The new house is constructed to accommodate the housing needs of a young family of four. The man of the family inherited the old house from his grandfather. The budget was limited. The main idea of the architectural proposal is developed around the notions of boundary and intermediate space. What we propose here, is a vertical boundary which stands at a distance of 1.3 meters in front of the existing housing complex. This is a 6.3 meters high wall of exposed reinforced concrete, carved with holes in its skin which are covered by perforated metal surfaces.

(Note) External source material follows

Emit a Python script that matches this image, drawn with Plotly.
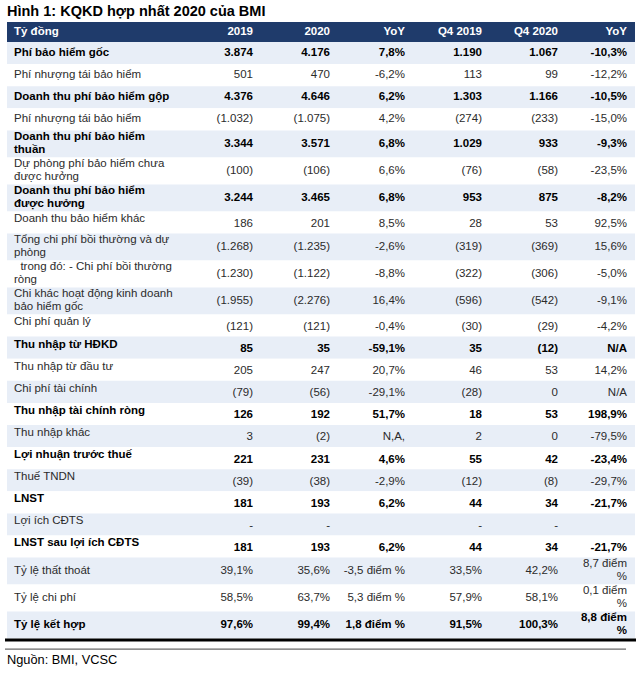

The successful interplay between the blank and structured parts of the wall purposefully control the passage of light inside the house, offer levels of privacy and security, cross ventilation and a variety of optical escapes. An open dialogue is developed between the building and the existing urban landscape that offers a vast range of spatial and visual conditions: sometimes it frames and highlights moments from the particular everyday life of the refugee camp, it underlines the need for introversion while sometimes it projects snapshots from the family life in a theatrical way.
Between the main building and the vertical wall, small courtyards and terraces are generated, where the main spaces of the house are extended. Internally, the proposed spaces are organized in relation to the vertical wall and a courtyard that enters from the back of the ground level to end up in the centre of the house. At the core of the house, mass was removed from the volume of the building by vertically carving it. In this way, we achieve visual communication between the two floors, the provision of abundant daylight and the framing of the sky. In the centre of this blank space, a mastic tree has been planted, which is framed by a circular seating surface to transform it into a vital place of gathering and communication between family members.
As in the rest of the outdoor spaces, here the void is filled with metal surfaces allowing natural vegetation to climb. Cypriot plants such as jasmine, honeysuckle and pandorea, have been carefully preserved or transplanted in all the outdoor spaces. The refreshing nature enters the house and climbs upon its skin in an everyday life that embraces the garden and turns towards it.